The listing below begins with the first line you should copy; stop after the line containing "jours = [i * 0.25 for i in range(46)]", and drop every picture.

## start DATA SECTION

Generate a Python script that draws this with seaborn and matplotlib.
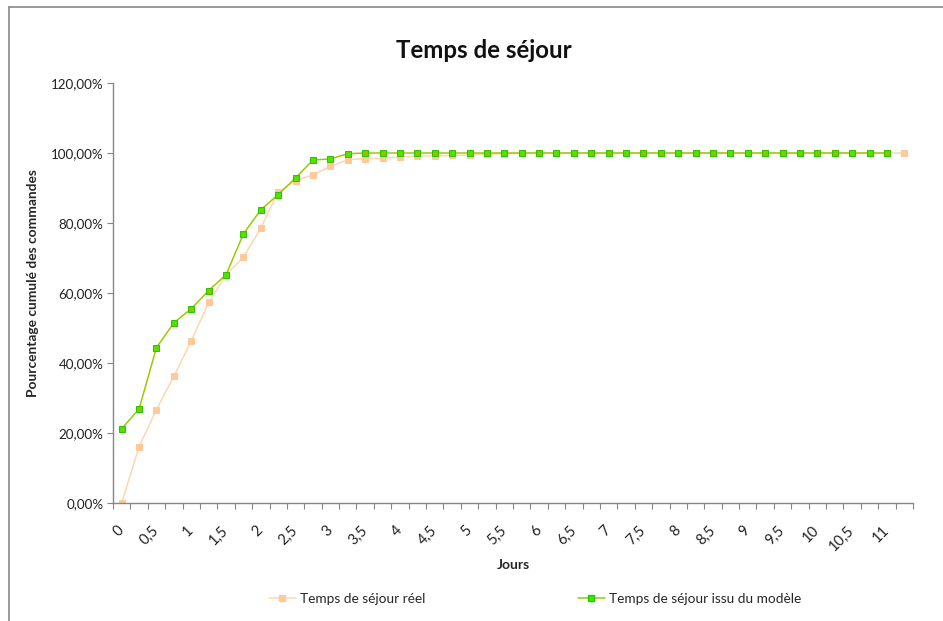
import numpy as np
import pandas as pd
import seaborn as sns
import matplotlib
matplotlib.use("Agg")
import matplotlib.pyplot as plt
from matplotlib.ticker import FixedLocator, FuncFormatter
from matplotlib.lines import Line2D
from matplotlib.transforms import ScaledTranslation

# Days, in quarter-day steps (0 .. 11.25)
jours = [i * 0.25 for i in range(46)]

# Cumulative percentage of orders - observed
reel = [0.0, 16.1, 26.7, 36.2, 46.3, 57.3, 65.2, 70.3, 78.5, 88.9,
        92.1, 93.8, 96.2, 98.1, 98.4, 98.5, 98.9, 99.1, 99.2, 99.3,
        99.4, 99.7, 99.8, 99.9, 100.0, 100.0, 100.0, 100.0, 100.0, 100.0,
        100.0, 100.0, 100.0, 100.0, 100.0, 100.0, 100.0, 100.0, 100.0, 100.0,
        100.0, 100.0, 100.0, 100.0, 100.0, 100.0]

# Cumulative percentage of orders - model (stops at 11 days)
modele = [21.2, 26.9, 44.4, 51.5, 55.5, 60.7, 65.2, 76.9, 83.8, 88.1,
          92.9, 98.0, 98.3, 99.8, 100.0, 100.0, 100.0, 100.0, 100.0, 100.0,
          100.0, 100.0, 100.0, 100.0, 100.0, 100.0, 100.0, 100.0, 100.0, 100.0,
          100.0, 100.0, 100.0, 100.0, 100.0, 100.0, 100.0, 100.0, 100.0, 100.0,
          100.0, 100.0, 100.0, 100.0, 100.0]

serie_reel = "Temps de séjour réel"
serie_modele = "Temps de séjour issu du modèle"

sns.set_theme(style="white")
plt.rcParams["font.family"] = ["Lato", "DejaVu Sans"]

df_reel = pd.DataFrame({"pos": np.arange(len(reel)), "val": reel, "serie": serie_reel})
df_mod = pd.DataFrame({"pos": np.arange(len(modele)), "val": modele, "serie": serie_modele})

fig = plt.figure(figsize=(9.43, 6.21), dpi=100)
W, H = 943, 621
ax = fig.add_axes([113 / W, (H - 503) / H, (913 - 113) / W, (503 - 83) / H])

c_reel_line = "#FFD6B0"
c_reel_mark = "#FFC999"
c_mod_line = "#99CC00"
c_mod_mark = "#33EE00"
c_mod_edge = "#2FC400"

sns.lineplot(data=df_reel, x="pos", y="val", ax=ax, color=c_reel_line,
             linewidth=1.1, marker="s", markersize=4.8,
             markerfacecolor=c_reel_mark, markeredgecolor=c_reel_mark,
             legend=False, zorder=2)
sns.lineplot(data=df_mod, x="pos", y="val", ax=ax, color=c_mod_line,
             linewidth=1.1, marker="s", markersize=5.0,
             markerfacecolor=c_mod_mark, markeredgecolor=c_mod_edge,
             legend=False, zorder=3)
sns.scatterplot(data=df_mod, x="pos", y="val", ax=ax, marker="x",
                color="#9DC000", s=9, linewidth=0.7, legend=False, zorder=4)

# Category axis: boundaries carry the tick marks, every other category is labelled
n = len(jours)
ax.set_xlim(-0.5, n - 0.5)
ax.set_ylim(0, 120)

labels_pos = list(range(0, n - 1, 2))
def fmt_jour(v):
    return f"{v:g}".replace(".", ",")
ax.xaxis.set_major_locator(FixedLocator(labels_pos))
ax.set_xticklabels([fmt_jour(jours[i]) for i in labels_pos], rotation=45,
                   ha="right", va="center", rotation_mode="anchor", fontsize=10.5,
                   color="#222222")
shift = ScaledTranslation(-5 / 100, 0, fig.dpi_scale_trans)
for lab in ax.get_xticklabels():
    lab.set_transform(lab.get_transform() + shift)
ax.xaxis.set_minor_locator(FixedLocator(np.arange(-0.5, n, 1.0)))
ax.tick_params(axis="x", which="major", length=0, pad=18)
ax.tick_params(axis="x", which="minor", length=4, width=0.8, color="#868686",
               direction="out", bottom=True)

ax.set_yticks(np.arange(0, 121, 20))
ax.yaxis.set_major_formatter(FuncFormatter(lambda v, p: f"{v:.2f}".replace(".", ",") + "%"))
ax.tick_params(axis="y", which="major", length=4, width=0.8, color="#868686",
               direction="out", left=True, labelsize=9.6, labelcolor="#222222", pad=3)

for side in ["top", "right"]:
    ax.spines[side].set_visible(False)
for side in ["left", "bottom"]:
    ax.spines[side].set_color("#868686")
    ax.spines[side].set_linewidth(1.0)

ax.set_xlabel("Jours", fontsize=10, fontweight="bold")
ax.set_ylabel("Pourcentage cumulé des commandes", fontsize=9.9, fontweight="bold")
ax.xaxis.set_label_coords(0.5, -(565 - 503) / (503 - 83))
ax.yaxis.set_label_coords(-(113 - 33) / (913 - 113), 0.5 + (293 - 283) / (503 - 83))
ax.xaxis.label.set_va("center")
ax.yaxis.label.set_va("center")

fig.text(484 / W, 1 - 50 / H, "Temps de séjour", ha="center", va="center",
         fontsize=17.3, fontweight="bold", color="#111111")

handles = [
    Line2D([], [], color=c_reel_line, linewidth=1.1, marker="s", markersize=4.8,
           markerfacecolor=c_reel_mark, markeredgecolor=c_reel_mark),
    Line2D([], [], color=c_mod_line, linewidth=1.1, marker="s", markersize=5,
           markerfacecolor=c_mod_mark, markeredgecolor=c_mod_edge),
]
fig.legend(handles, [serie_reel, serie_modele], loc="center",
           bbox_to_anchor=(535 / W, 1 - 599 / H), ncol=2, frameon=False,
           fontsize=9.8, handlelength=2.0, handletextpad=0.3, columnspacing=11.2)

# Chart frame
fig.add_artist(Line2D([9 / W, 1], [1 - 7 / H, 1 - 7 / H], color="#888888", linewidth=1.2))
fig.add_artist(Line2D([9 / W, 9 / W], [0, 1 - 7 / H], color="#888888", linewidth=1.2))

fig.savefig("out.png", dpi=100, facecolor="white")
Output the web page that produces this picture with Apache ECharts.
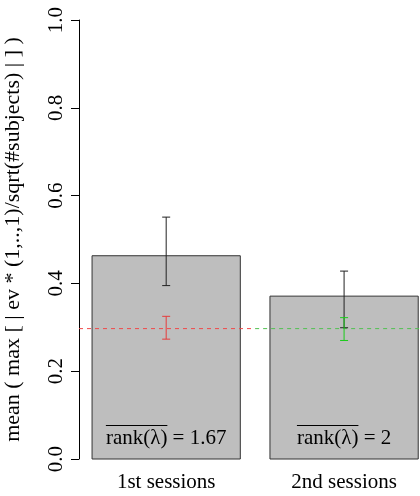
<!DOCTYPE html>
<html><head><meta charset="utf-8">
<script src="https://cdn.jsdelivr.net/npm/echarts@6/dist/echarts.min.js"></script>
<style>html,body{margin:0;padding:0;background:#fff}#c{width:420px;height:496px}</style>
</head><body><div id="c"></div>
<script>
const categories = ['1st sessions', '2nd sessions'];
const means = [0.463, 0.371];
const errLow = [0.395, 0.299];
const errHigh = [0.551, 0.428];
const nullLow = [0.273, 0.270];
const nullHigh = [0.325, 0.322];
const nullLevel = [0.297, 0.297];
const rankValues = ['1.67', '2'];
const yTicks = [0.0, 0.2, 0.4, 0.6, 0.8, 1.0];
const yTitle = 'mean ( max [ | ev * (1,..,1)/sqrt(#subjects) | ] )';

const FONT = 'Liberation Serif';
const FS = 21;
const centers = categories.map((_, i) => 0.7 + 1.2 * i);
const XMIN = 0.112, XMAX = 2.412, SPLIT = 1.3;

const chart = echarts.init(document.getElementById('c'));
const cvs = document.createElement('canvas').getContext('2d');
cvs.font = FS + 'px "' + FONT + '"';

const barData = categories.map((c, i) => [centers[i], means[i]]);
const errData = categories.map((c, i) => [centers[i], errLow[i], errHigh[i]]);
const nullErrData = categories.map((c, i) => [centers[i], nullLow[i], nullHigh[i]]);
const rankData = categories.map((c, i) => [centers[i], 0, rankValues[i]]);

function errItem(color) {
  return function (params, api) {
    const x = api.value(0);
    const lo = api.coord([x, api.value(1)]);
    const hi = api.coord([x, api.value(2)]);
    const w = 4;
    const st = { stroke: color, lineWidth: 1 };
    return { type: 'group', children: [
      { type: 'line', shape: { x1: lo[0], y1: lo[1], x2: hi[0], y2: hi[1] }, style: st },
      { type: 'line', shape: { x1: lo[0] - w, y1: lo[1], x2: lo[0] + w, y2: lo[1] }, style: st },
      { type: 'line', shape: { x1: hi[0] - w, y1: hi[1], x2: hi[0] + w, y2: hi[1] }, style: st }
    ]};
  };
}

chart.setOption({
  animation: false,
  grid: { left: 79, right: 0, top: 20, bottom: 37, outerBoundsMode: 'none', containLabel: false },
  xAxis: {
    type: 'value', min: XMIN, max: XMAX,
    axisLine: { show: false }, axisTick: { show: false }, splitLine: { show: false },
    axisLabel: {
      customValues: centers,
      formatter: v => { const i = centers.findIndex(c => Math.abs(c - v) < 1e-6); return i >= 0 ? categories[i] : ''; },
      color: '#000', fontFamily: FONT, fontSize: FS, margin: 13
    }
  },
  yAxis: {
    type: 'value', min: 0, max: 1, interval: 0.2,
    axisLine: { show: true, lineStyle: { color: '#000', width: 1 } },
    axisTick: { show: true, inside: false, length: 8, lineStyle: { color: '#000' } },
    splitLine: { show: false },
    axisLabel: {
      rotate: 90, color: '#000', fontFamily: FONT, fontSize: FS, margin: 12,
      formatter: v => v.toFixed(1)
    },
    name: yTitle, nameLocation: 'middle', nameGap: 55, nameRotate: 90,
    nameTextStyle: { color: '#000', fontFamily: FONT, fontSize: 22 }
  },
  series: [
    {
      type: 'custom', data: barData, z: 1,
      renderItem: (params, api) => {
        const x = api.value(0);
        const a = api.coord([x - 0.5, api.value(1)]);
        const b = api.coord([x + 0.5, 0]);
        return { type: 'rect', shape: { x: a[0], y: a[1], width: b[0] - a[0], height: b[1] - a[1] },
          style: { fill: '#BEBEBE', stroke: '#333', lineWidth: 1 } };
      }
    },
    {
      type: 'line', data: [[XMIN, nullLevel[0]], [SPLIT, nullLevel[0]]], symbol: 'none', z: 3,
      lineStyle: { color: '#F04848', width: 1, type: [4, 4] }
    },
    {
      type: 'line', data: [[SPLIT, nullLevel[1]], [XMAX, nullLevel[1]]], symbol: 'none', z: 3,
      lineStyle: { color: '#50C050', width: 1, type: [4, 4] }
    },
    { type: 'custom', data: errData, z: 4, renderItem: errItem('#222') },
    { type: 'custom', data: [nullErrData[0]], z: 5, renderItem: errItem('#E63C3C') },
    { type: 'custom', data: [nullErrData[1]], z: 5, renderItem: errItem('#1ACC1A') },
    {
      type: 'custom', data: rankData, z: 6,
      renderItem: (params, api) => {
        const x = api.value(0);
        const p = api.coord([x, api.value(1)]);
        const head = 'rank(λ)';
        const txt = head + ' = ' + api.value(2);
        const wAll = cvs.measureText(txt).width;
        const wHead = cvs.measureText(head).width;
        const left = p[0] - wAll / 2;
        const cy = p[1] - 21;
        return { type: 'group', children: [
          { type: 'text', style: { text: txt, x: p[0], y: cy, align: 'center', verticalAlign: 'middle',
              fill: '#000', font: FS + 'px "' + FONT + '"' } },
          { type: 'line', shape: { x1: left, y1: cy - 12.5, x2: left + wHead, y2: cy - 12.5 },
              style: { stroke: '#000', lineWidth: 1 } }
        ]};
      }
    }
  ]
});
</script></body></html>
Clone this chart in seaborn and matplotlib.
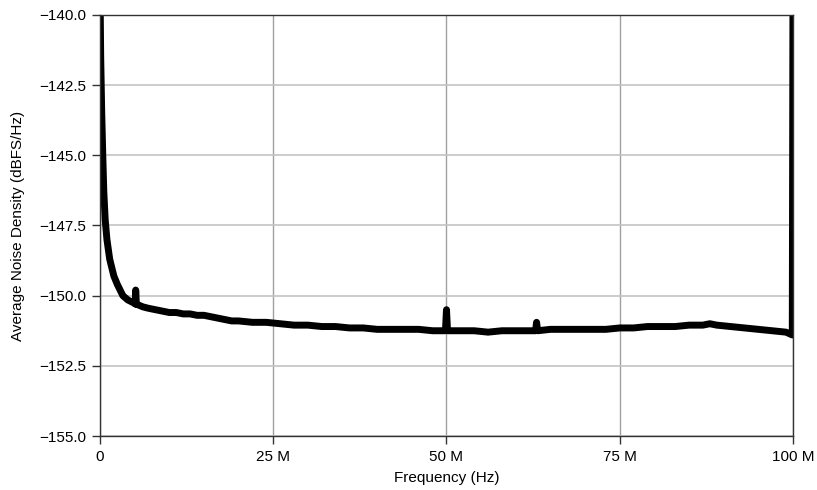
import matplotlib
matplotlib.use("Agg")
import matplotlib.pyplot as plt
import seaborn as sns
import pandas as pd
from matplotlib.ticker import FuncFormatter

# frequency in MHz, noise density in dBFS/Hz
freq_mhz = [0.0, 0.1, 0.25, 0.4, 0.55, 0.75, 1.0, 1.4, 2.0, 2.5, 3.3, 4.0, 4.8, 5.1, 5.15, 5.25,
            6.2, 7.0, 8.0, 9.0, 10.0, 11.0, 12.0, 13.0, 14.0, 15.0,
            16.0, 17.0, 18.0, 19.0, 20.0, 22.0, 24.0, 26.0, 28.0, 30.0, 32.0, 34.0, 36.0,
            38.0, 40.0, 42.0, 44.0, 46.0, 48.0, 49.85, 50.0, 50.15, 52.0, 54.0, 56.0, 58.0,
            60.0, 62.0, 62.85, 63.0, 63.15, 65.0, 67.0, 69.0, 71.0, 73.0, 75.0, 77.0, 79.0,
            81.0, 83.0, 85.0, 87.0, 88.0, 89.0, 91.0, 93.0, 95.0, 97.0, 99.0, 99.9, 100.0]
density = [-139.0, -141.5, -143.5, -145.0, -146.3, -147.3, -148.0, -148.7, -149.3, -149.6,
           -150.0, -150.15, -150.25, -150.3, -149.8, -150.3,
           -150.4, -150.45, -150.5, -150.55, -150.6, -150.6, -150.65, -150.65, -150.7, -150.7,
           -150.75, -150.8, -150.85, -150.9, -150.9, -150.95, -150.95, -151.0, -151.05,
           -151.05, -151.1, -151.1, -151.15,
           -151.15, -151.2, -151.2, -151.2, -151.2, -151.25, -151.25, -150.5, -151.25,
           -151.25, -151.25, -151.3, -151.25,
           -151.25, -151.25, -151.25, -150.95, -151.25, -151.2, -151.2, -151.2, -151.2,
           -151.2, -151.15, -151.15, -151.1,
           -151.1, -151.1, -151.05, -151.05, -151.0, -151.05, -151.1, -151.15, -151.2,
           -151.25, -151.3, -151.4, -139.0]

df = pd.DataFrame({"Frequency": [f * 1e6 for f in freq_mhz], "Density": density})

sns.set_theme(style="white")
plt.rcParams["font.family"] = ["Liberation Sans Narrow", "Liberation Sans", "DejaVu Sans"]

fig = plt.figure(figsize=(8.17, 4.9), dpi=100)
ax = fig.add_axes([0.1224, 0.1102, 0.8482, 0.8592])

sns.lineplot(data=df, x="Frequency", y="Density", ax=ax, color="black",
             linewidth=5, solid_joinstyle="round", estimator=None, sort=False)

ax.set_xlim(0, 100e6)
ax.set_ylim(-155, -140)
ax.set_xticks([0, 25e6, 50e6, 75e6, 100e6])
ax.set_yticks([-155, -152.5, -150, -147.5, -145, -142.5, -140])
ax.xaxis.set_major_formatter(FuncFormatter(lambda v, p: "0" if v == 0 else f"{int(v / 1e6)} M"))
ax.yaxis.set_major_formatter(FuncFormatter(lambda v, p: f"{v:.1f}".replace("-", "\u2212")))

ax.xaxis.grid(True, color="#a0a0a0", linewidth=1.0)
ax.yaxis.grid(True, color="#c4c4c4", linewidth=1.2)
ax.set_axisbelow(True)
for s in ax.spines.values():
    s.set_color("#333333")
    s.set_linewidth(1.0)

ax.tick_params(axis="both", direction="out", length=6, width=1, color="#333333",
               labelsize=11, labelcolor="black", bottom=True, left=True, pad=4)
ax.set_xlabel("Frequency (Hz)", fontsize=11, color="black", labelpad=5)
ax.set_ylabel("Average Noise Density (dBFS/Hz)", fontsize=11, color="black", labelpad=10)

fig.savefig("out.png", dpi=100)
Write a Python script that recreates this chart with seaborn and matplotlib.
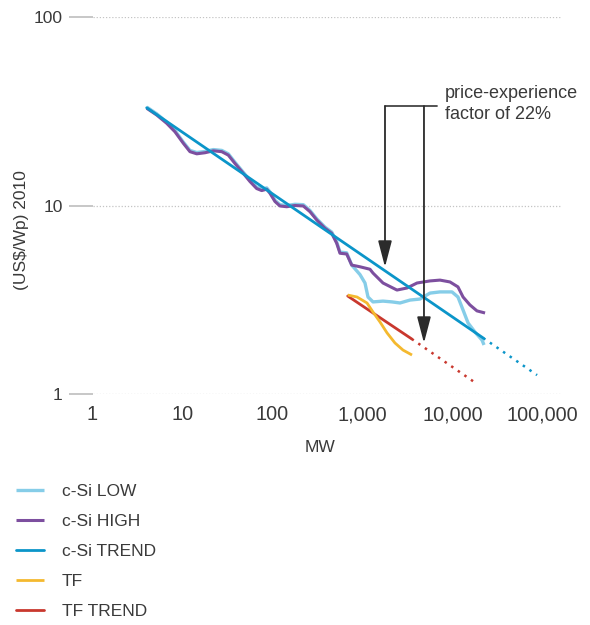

## end DATA SECTION

TASK OUTPUT
Generate a Python script that draws this with seaborn and matplotlib.
import numpy as np
import pandas as pd
import seaborn as sns
import matplotlib
matplotlib.use("Agg")
import matplotlib.pyplot as plt
from matplotlib.ticker import FixedLocator, FuncFormatter
from matplotlib.lines import Line2D
from matplotlib.transforms import ScaledTranslation

# Days, in quarter-day steps (0 .. 11.25)
jours = [i * 0.25 for i in range(46)]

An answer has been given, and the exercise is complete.